Tower 9 Swims

Tower 9 Swims are going well. First, we’ve switched back to 7 am swims Tuesdays and Thursdays, and 8 am swims Saturdays and Sundays.

Tower 9 swim just about a month ago

Oh, and hello to TaLisa and Mike. Talisa will join us soon as she’s learning to swim.

Mike already joined me in an impromptu swim to the buoy this morning. We sighted a seal that was playing around about 20 yards away from us. Mike likes the cold water and I’m sure he’ll enjoy our supportive crew.

Oh, and the lifeguards changed the buoy. That thing looks brand new. If you want to see it for yourself, be sure to ask for a buoy swim at one of your next Tower 9 swims.

Shuffling to avoid stingrays

You’ll want to shuffle into the water as the stingrays are here. If you take your time entering the water, you should be fine. Just remember to shuffle back in.

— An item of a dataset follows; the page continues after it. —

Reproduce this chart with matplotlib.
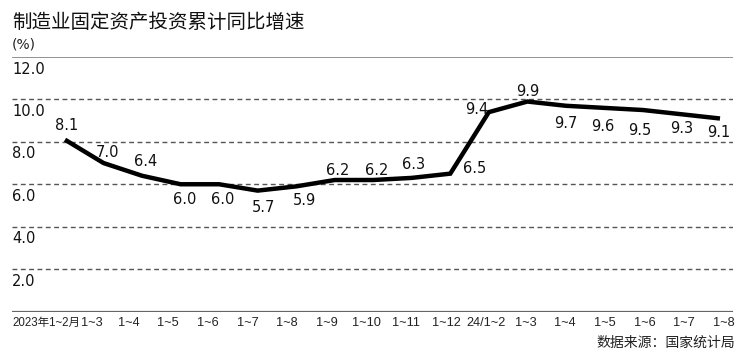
import matplotlib
matplotlib.use("Agg")
import matplotlib.pyplot as plt
import numpy as np

plt.rcParams['font.family'] = ['Noto Sans CJK SC', 'DejaVu Sans']

title = "制造业固定资产投资累计同比增速"
unit = "(%)"
source = "数据来源：国家统计局"
categories = ["2023年1~2月", "1~3", "1~4", "1~5", "1~6", "1~7", "1~8", "1~9", "1~10",
              "1~11", "1~12", "24/1~2", "1~3", "1~4", "1~5", "1~6", "1~7", "1~8"]
values = [8.1, 7.0, 6.4, 6.0, 6.0, 5.7, 5.9, 6.2, 6.2, 6.3, 6.5, 9.4, 9.9, 9.7, 9.6, 9.5, 9.3, 9.1]
yticks = [2.0, 4.0, 6.0, 8.0, 10.0, 12.0]

# label offsets in pixels (dx, dy)
label_offsets = [(2, 14), (4, 11), (4, 14), (4, -15), (4, -15), (6, -17), (8, -14),
                 (3, 10), (3, 10), (2, 13), (24, 5), (-12, 3), (0, 10), (0, -18),
                 (-2, -19), (-3, -20), (0, -14), (-1, -14)]

W, H = 750, 363
fig = plt.figure(figsize=(W / 100, H / 100), dpi=100)
x0, x1 = 12, 733
y0, y1 = 311.5, 57
ax = fig.add_axes([x0 / W, 1 - y0 / H, (x1 - x0) / W, (y0 - y1) / H])

n = len(values)
px_first, px_last = 65, 720
xs = np.arange(n)
step = (px_last - px_first) / (n - 1)
xmin = -(px_first - x0) / step
xmax = (n - 1) + (x1 - px_last) / step
ax.set_xlim(xmin, xmax)
ax.set_ylim(0, 12)

for s in ax.spines.values():
    s.set_visible(False)
ax.axhline(12, color='#7f7f7f', lw=1.2)
ax.axhline(0, color='#666666', lw=1.6)
for yv in yticks[:-1]:
    ax.axhline(yv, color='#555555', lw=1.0, ls=(0, (3.5, 2.5)))

ax.plot(xs, values, color='black', lw=3.2, solid_joinstyle='miter', solid_capstyle='butt', zorder=3)

for i, (v, (dx, dy)) in enumerate(zip(values, label_offsets)):
    ax.annotate(f"{v:.1f}", (i, v), xytext=(dx, dy), textcoords='offset pixels',
                ha='center', va='center', fontsize=10.5, color='#111111',
                family=['DejaVu Sans Condensed', 'DejaVu Sans'])

ax.set_yticks([])
ax.set_xticks([])
for yv in yticks:
    ax.text(x0 / W, 1 - (y0 - (y0 - y1) * yv / 12 + 12) / H, f"{yv:.1f}",
            transform=fig.transFigure, ha='left', va='center', fontsize=10.5,
            color='#111111', family=['DejaVu Sans'])

# x labels: spread from px 49 to px 724
lab_first, lab_last = 49, 724
lab_pos = [(lab_first + i * (lab_last - lab_first) / (n - 1) - px_first) / step for i in range(n)]
for i, (p, c) in enumerate(zip(lab_pos, categories)):
    if i == 0:
        ax.text(xmin, -0.25, c, transform=ax.transData, ha='left', va='top',
                fontsize=8.3, color='#222222', family=['Liberation Sans', 'Noto Sans CJK SC'])
    elif i == 1:
        ax.text(p + 0.07, -0.25, c, transform=ax.transData, ha='center', va='top',
                fontsize=9.2, color='#222222', family=['Liberation Sans', 'Noto Sans CJK SC'])
    else:
        ax.text(p, -0.25, c, transform=ax.transData, ha='center', va='top',
                fontsize=9.2, color='#222222', family=['Liberation Sans', 'Noto Sans CJK SC'])

fig.text(12 / W, 1 - 22 / H, title, ha='left', va='center', fontsize=14, color='#111111',
         fontweight='medium')
fig.text(12 / W, 1 - 45 / H, unit, ha='left', va='center', fontsize=10, color='#222222',
         family=['DejaVu Sans'])
fig.text(735 / W, 1 - 343 / H, source, ha='right', va='center', fontsize=10, color='#222222')

fig.savefig("out.png", dpi=100)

You’d be surprised, but you can probably manage to swim in water that’s slightly less than waist-deep. I’d recommend swimming as soon as you can just to avoid getting stung. Trust me, it’s worth taking your time entering and exiting the water. Getting stung will ruin a few hours.

Sites with gear and help for your Tower 9 Swims

For those interested in gear, here are a few sites that can help you:


Swimoutlet has great deals on almost everything you need to swim in the ocean. The only drawback is their swimming wetsuit (open water swimming, triathlon, swim run) options are smaller than in the past.


Justwetsuits is a great company for wetsuits. And they’re located in Arizona, so your order will arrive quickly. Often you can find last year’s models discounted and get a good deal. I recommend Orca, Blueseventy and a few others.


Swimlabs, located in Lake Forest, is a great place to learn. Though I’ve had only one lesson there, I was impressed by their facility and their staff. There are 3 pools (each is about 10′ x 15′) with cameras at every angle and even a mirror on the bottom. They are only about 3.5 feet deep.

Basically, you swim for about 12 seconds and then you see on a big screen TV what you just did. The TV is right in front of the pool and is delayed about 12-14 seconds. Oh, and they can modulate the flow of water to your desired 100 yard time.

The staff there is great and if I lived closer or were independently wealthy, I’d have lessons there regularly.

competitive aquatic supply

Sorry there is no link. But, they’re located in northwest HB and have all pool swim supplies there. Had no idea there was such a huge market for swimsuits and gear.

Only drawback: no neoprene here. Maybe this is where Josh shopped.

Necessary Gear for Tower 9 Swims

In decreasing order of importance:

Earplugs: not just for swimmer’s ear, but surfer’s ear. Try Mack’s Aqua Blocks.

Swim cap: not just to be seen – choose white or neon yellow – but also to keep you warm. I’d sooner swim without a wetsuit than without a swim cap. Neoprene is the warmest. Next is silicone. After that, latex.

Goggles: so you can see. If you wear glasses, you can try for optical goggles. My eyesight is ~-4 diopters (?) and I wear swimoutlet’s Sporti brand. They cost ~$15 and work well.

Wetsuit: you’ll want a swim/tri/swimrun wetsuit rather than a surfing wetsuit. Without going into too much detail, a swimming/triathlon/swimrun wetsuit is designed for greater shoulder mobility and buoyancy.

Neoprene Cap: for when the water is cold.

Neoprene gloves: you’ll want/need these only likely January through March here. Just make sure they fit your hand well. They’ll tend to expand in the water.

That’s about all you need. If you’re minimalist or into cold exposure, then you’re fine with a swimsuit, earplugs, swim cap and goggles. But, be sure to pack a hot beverage in a thermos to offset the afterdrop.

See you guys at one of our Tower 9 swims!